I thought the exercise using the virtual companies to discover the real companies was a brilliant idea and a great way to get a grasp on the fact that ratios depend on the industry type and can not be numerically compared to other industries or even other countries where things like taxes are different. However, after three passes I did wonder whether the steps in this exercise could really be applied to the companies in my universe or whether it was a method derived from working backwards to make the exercise workable. Regardless, it confirmed what I learned over the many years of investing and added some new ammunition for forward progress. So, up through chapter 2, I would agree that a new individual to Finance and one like me with many years of touching Finance, but not into the bowels of it, and for all investors, that this book would be very helpful.

However, later the substitution of many diagrams and graphs became a shortcoming rather than an aid. I felt that the essential text describing a topic failed to adequately explain the forest and simply focused on the trees. My opinion is that it was more important to select many diagrams and graphs and fit them together than to give a comprehensive and logical written overview, explanation, and relation to the real world. Granted, the Reflections throughout were well placed and significant. But, I was less impressed with many unnecessary formulas and other detailed information that certainly was not pertinent to what I expected from this book, nor, I believe, would be of any importance to others. I finally concluded that this book was simply an outline of a Harvard course, but, without the interactions of an audience. Much of the relevance and constructive discussions appeared ignored. I suppose my example would be developing a customer presentation and publishing it without really capturing the effectiveness of it.

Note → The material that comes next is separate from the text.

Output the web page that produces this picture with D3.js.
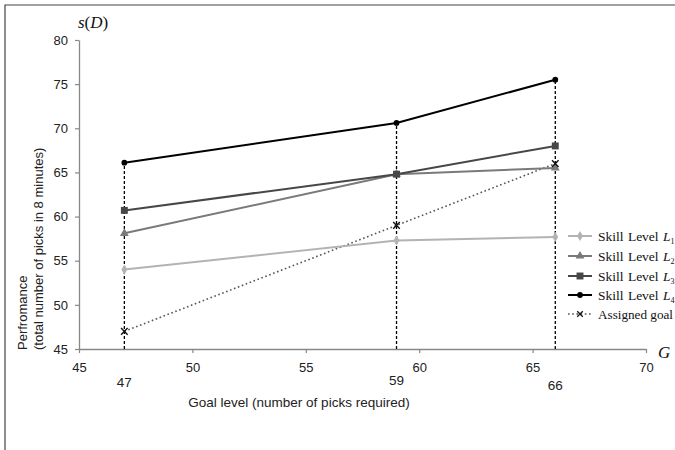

Thus, although I am most curious in Finance and Economics and have a very high level of perseverance, both qualities a must in the consulting arena, my interest to learn Finance to a detailed level waned when I retired and I could not read it from front to back as the author commented. So, I did test it as a reference and also concluded that since it lacked an index it was not very practical as a reference either, unless you were interested in rations, cash, and valuation chapters. All chapters were visited, hoping that from the Conclusion chapter I could pop back earlier to glean reasons for the conclusions. That also did not work to my satisfaction.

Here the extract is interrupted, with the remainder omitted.